It would work fine as a backing on say a play pen pad or a blanket to lay down for them where they had a litter box but you just wanted back up if they did pee. Hazel has twice taken a whiz on my couch so what I did was cut one of those fabric backed table cloth up and I put it down under her fleece on the couch so if she does pee it doesn't leak thru.


----------



## Fateless (Sep 23, 2011)

Thanks, that is pretty helpful!! ^__^


----------



## NoDivision (Aug 29, 2010)

Hissy-Fit-Hazel said:


> what I did was cut one of those fabric backed table cloth up and I put it down under her fleece on the couch so if she does pee it doesn't leak thru.


You know, I can't believe I never thought of that!

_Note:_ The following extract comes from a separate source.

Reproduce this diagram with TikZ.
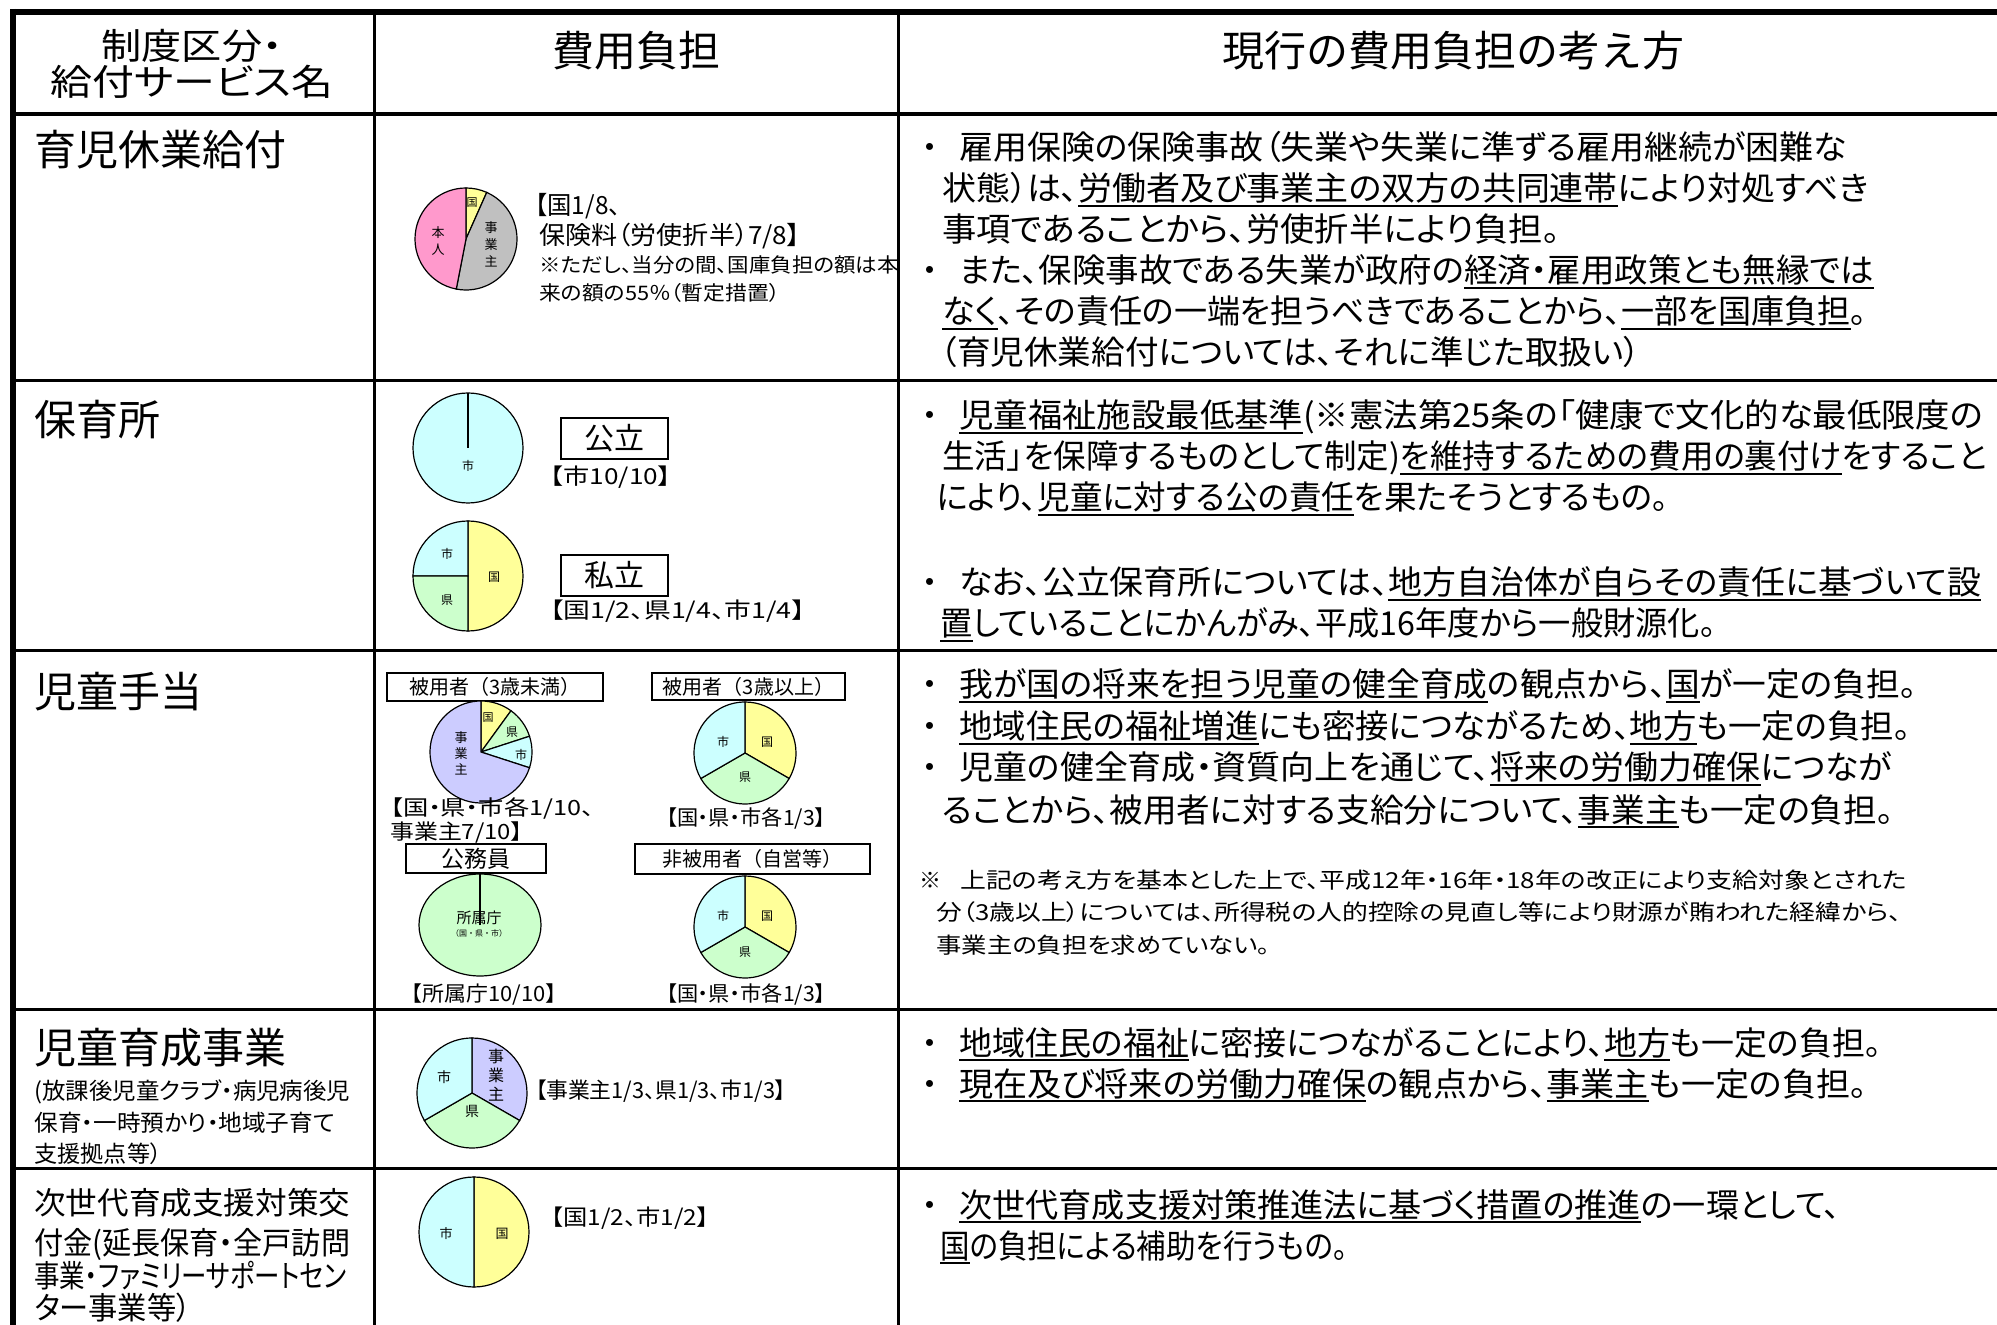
\documentclass[tikz,border=0pt]{standalone}
\usepackage{graphicx}
\usepackage{fontspec}
\setmainfont{Noto Sans CJK JP}
\newfontfamily\pf{Noto Sans CJK JP}[RawFeature=+palt]
\newsavebox\ulbox
\newcommand\ul[1]{\sbox\ulbox{#1}\rlap{\rule[-0.17em]{\wd\ulbox}{0.9pt}}\usebox\ulbox}
\newcommand\fsz[1]{\fontsize{#1}{#1}\selectfont}
\newdimen\dpx \dpx=0.6368pt
\newcommand\fit[2]{\resizebox{#1\dpx}{\height}{#2}}
\newcommand\bul{\makebox[23pt][l]{\normalfont ・}}
\definecolor{cyel}{HTML}{FFFF99}
\definecolor{cgry}{HTML}{C0C0C0}
\definecolor{cpnk}{HTML}{FF99CC}
\definecolor{ccyn}{HTML}{CCFFFF}
\definecolor{cgrn}{HTML}{CCFFCC}
\definecolor{clav}{HTML}{CCCCFF}
\tikzset{
  pie/.style={draw=black, line width=0.6pt},
  rc/.style={anchor=base west, inner sep=0pt, font=\pf\fsz{16.5pt}},
  hd/.style={anchor=base, inner sep=0pt, font=\fsz{21pt}},
  ttl/.style={anchor=base west, inner sep=0pt, font=\fsz{21pt}},
  nt/.style={anchor=base west, inner sep=0pt, font=\pf\fsz{11pt}},
  ct/.style={anchor=base west, inner sep=0pt, font=\pf\fsz{11pt}},
  cc/.style={anchor=base, inner sep=0pt, font=\pf\fsz{11pt}},
  lb/.style={anchor=center, inner sep=0pt, align=center},
  bx/.style={draw, line width=1pt, inner sep=0pt, anchor=center},
  thick line/.style={line width=3pt},
  row line/.style={line width=1.5pt}
}
\newcommand\pslice[6]{\filldraw[pie,fill=#6] (#1,-#2) -- ++(#4:#3) arc[start angle=#4,end angle=#5,radius=#3] -- cycle;}
\begin{document}
\begin{tikzpicture}[x=0.5pt,y=0.5pt]
\useasboundingbox (0,0) rectangle (1997,-1325);
\fill[white] (0,0) rectangle (1997,-1325);
% ---------- table grid ----------
\draw[row line] (374,-12) -- (374,-1325);
\draw[row line] (898,-12) -- (898,-1325);
\draw[line width=2pt] (13,-114) -- (1997,-114);
\draw[row line] (13,-381) -- (1997,-381);
\draw[row line] (13,-651) -- (1997,-651);
\draw[row line] (13,-1009) -- (1997,-1009);
\draw[row line] (13,-1168) -- (1997,-1168);
\draw[thick line] (10,-12) -- (1997,-12);
\draw[thick line] (13,-9) -- (13,-1325);
% ---------- header ----------
\node[hd, font=\pf\fsz{18pt}] (h1a) at (192,-60) {\fit{142}{制度区分・}};
\node[hd, font=\pf\fsz{18pt}] (h1b) at (192,-96) {\fit{222}{給付サービス名}};
\node[hd] (h2) at (636,-67) {費用負担};
\node[hd] (h3) at (1453,-67) {現行の費用負担の考え方};
% ---------- left column ----------
\node[ttl] (t1) at (34,-166) {育児休業給付};
\node[ttl] (t2) at (34,-436) {保育所};
\node[ttl] (t3) at (34,-708) {児童手当};
\node[ttl] (t4) at (34,-1063) {児童育成事業};
\node[ct, font=\pf\fsz{11.5pt}] (t4a) at (34,-1099) {\fit{248}{(放課後児童クラブ・病児病後児}};
\node[ct, font=\pf\fsz{11.5pt}] (t4b) at (34,-1131) {\fit{236}{保育・一時預かり・地域子育て}};
\node[ct, font=\pf\fsz{11.5pt}] (t4c) at (34,-1162) {\fit{100}{支援拠点等）}};
\node[ct, font=\pf\fsz{15.5pt}] (t5a) at (34,-1214) {\fit{248}{次世代育成支援対策交}};
\node[ct, font=\pf\fsz{15.5pt}] (t5b) at (34,-1254) {\fit{248}{付金(延長保育・全戸訪問}};
\node[ct, font=\pf\fsz{15.5pt}] (t5c) at (34,-1287) {\fit{245}{事業・ファミリーサポートセン}};
\node[ct, font=\pf\fsz{15.5pt}] (t5d) at (34,-1319) {\fit{123}{ター事業等）}};
% ---------- row 1 chart ----------
\pslice{466}{239}{25.5pt}{90}{66}{cyel}
\pslice{466}{239}{25.5pt}{66}{-101}{cgry}
\pslice{466}{239}{25.5pt}{-101}{-270}{cpnk}
\node[lb, font=\fsz{5.5pt}] (p1k) at (472,-203) {国};
\node[lb, font=\fontsize{6.5pt}{8.5pt}\selectfont] (p1h) at (438,-241) {本\\人};
\node[lb, font=\fontsize{6.5pt}{8.5pt}\selectfont] (p1j) at (491,-244) {事\\業\\主};
\node[ct, font=\pf\fsz{12.5pt}] (c1a) at (535,-215) {\fit{67}{【国1/8、}};
\node[ct, font=\pf\fsz{12.5pt}] (c1b) at (539,-245) {\fit{205}{保険料（労使折半）7/8】}};
\node[ct, font=\pf\fsz{10pt}] (c1c) at (539,-273) {\fit{282}{※ただし、当分の間、国庫負担の額は本}};
\node[ct, font=\pf\fsz{10pt}] (c1d) at (539,-301) {\fit{189}{来の額の55％（暫定措置）}};
% ---------- row 2 charts ----------
\filldraw[pie, fill=ccyn] (468,-448) circle[radius=27.5pt];
\draw[pie] (468,-448) -- (468,-393);
\node[lb, font=\fsz{6pt}] (p2s) at (468,-466) {市};
\node[bx, font=\fsz{15pt}, minimum width=53.5pt, minimum height=20.5pt] (b2a) at (614.5,-438.5) {公立};
\node[ct] (c2a) at (550,-485) {\fit{95}{【市10/10】}};
\pslice{468}{576}{27.5pt}{90}{-90}{cyel}
\pslice{468}{576}{27.5pt}{90}{180}{ccyn}
\pslice{468}{576}{27.5pt}{180}{270}{cgrn}
\node[lb, font=\fsz{6pt}] (p3s) at (447,-554) {市};
\node[lb, font=\fsz{6pt}] (p3p) at (447,-600) {県};
\node[lb, font=\fsz{6pt}] (p3k) at (494,-577) {国};
\node[bx, font=\fsz{15pt}, minimum width=53.5pt, minimum height=20.5pt] (b2b) at (614.5,-575.5) {私立};
\node[ct] (c2b) at (550,-619) {\fit{200}{【国1/2、県1/4、市1/4】}};
% ---------- row 3 charts ----------
\node[bx, font=\fsz{10pt}, minimum width=108pt, minimum height=14pt] (b3a) at (495,-687) {被用者（3歳未満）};
\pslice{481}{752}{25.5pt}{90}{54}{cyel}
\pslice{481}{752}{25.5pt}{54}{18}{cgrn}
\pslice{481}{752}{25.5pt}{18}{-18}{ccyn}
\pslice{481}{752}{25.5pt}{-18}{-270}{clav}
\node[lb, font=\fsz{5.5pt}] (p4k) at (488,-718) {国};
\node[lb, font=\fsz{6pt}] (p4p) at (512,-732) {県};
\node[lb, font=\fsz{6pt}] (p4s) at (521,-755) {市};
\node[lb, font=\fontsize{6.5pt}{8pt}\selectfont] (p4j) at (461,-753) {事\\業\\主};
\node[ct, font=\pf\fsz{10.5pt}] (c3a) at (390,-815) {\fit{160}{【国・県・市各1/10、}};
\node[ct, font=\pf\fsz{10.5pt}] (c3b) at (390,-840) {\fit{104}{事業主7/10】}};
\node[bx, font=\fsz{10pt}, minimum width=96.5pt, minimum height=13.5pt] (b3b) at (748.5,-686.5) {被用者（3歳以上）};
\pslice{745}{753}{25.5pt}{90}{-30}{cyel}
\pslice{745}{753}{25.5pt}{-30}{-150}{cgrn}
\pslice{745}{753}{25.5pt}{-150}{-270}{ccyn}
\node[lb, font=\fsz{6pt}] (p5k) at (767,-742) {国};
\node[lb, font=\fsz{6pt}] (p5p) at (745,-777) {県};
\node[lb, font=\fsz{6pt}] (p5s) at (723,-742) {市};
\node[cc, font=\pf\fsz{10.5pt}] (c3c) at (746,-825) {\fit{125}{【国・県・市各1/3】}};
\node[bx, font=\fsz{11.5pt}, minimum width=70pt, minimum height=14.5pt] (b3c) at (476,-858.5) {公務員};
\filldraw[pie, fill=cgrn] (480,-925) ellipse[x radius=30.5pt, y radius=25.5pt];
\draw[pie] (480,-925) -- (480,-874);
\node[lb, font=\fsz{7.5pt}] (p6a) at (479,-918) {所属庁};
\node[lb, font=\fsz{4pt}] (p6b) at (479,-933) {（国・県・市）};
\node[cc, font=\pf\fsz{10.5pt}] (c3d) at (484,-1001) {\fit{114}{【所属庁10/10】}};
\node[bx, font=\fsz{10pt}, minimum width=117.5pt, minimum height=15pt] (b3d) at (752.5,-859) {非被用者（自営等）};
\pslice{745}{927}{25.5pt}{90}{-30}{cyel}
\pslice{745}{927}{25.5pt}{-30}{-150}{cgrn}
\pslice{745}{927}{25.5pt}{-150}{-270}{ccyn}
\node[lb, font=\fsz{6pt}] (p7k) at (767,-916) {国};
\node[lb, font=\fsz{6pt}] (p7p) at (745,-952) {県};
\node[lb, font=\fsz{6pt}] (p7s) at (723,-916) {市};
\node[cc, font=\pf\fsz{10.5pt}] (c3e) at (746,-1001) {\fit{125}{【国・県・市各1/3】}};
% ---------- row 4 chart ----------
\pslice{472}{1093}{27.5pt}{90}{-30}{clav}
\pslice{472}{1093}{27.5pt}{-30}{-150}{cgrn}
\pslice{472}{1093}{27.5pt}{-150}{-270}{ccyn}
\node[lb, font=\fontsize{8pt}{9.5pt}\selectfont] (p8j) at (496,-1075) {事\\業\\主};
\node[lb, font=\fsz{7pt}] (p8s) at (444,-1077) {市};
\node[lb, font=\fsz{7pt}] (p8p) at (472,-1111) {県};
\node[ct] (c4) at (535,-1098) {\fit{197}{【事業主1/3、県1/3、市1/3】}};
% ---------- row 5 chart ----------
\pslice{474}{1232}{27.5pt}{90}{-90}{cyel}
\pslice{474}{1232}{27.5pt}{90}{270}{ccyn}
\node[lb, font=\fsz{6.5pt}] (p9s) at (446,-1234) {市};
\node[lb, font=\fsz{6.5pt}] (p9k) at (502,-1234) {国};
\node[ct] (c5) at (551,-1225) {\fit{124}{【国1/2、市1/2】}};
% ---------- right column ----------
\node[rc] (r1a) at (913,-160) {\bul\fit{697}{雇用保険の保険事故（失業や失業に準ずる雇用継続が困難な}};
\node[rc] (r1b) at (942,-201) {\fit{727}{状態）は、\ul{労働者及び事業主の双方の共同連帯}により対処すべき}};
\node[rc] (r1c) at (942,-242) {\fit{485}{事項であることから、労使折半により負担。}};
\node[rc] (r1d) at (913,-283) {\bul\fit{718}{また、保険事故である失業が政府の\ul{経済・雇用政策とも無縁では}}};
\node[rc] (r1e) at (942,-324) {\fit{726}{\ul{なく}、その責任の一端を担うべきであることから、\ul{一部を国庫負担}。}};
\node[rc] (r1f) at (940,-365) {\fit{550}{（育児休業給付については、それに準じた取扱い）}};
\node[rc] (r2a) at (913,-428) {\bul\fit{804}{\ul{児童福祉施設最低基準}(※憲法第25条の「健康で文化的な最低限度の}};
\node[rc] (r2b) at (942,-469) {\fit{820}{生活」を保障するものとして制定)\ul{を維持するための費用の裏付け}をすること}};
\node[rc] (r2c) at (936,-510) {\fit{575}{により、\ul{児童に対する公の責任}を果たそうとするもの。}};
\node[rc] (r2d) at (913,-595) {\bul\fit{802}{なお、公立保育所については、\ul{地方自治体が自らその責任に基づいて設}}};
\node[rc] (r2e) at (940,-636) {\fit{609}{\ul{置}していることにかんがみ、平成16年度から一般財源化。}};
\node[rc] (r3a) at (913,-697) {\bul\fit{752}{\ul{我が国の将来を担う児童の健全育成}の観点から、\ul{国}が一定の負担。}};
\node[rc] (r3b) at (913,-739) {\bul\fit{747}{\ul{地域住民の福祉増進}にも密接につながるため、\ul{地方}も一定の負担。}};
\node[rc] (r3c) at (913,-780) {\bul\fit{732}{児童の健全育成・資質向上を通じて、\ul{将来の労働力確保}につなが}};
\node[rc] (r3d) at (942,-822) {\fit{747}{ることから、被用者に対する支給分について、\ul{事業主}も一定の負担。}};
\node[nt] (n1) at (919,-888) {\makebox[20.5pt][l]{\normalfont ※}\fit{743}{上記の考え方を基本とした上で、平成12年・16年・18年の改正により支給対象とされた}};
\node[nt] (n2) at (936,-921) {\fit{758}{分（3歳以上）については、所得税の人的控除の見直し等により財源が賄われた経緯から、}};
\node[nt] (n3) at (936,-953) {\fit{262}{事業主の負担を求めていない。}};
\node[rc] (r4a) at (913,-1055) {\bul\fit{724}{\ul{地域住民の福祉}に密接につながることにより、\ul{地方}も一定の負担。}};
\node[rc] (r4b) at (913,-1096) {\bul\fit{713}{\ul{現在及び将来の労働力確保}の観点から、\ul{事業主}も一定の負担。}};
\node[rc] (r5a) at (913,-1217) {\bul\fit{692}{\ul{次世代育成支援対策推進法に基づく措置の推進}の一環として、}};
\node[rc] (r5b) at (940,-1258) {\fit{320}{\ul{国}の負担による補助を行うもの。}};
\end{tikzpicture}
\end{document}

I'm going to have to do this to put down under the playpen when I have the boys out


----------



## Hedgieonboard (Nov 15, 2009)

That is a really great idea  Loken just peed on the floor the other day and that would have come in handy big time.


----------



## Pooki3 (Jun 10, 2011)

I actually use Baby changing pads underneath my hedgehogs liner (berko likes to burrow under his water) and they work great and are sewn well (no threads that could catch nails) 







< thats what they look like and they're easy to clean. I got a few from goodwill for like 2 bucks


----------



## Fateless (Sep 23, 2011)

Pooki3 said:


> I actually use Baby changing pads underneath my hedgehogs liner (berko likes to burrow under his water)


Oh wow, that looks like a great thing to use! Lucky you on that ^__^heh


----------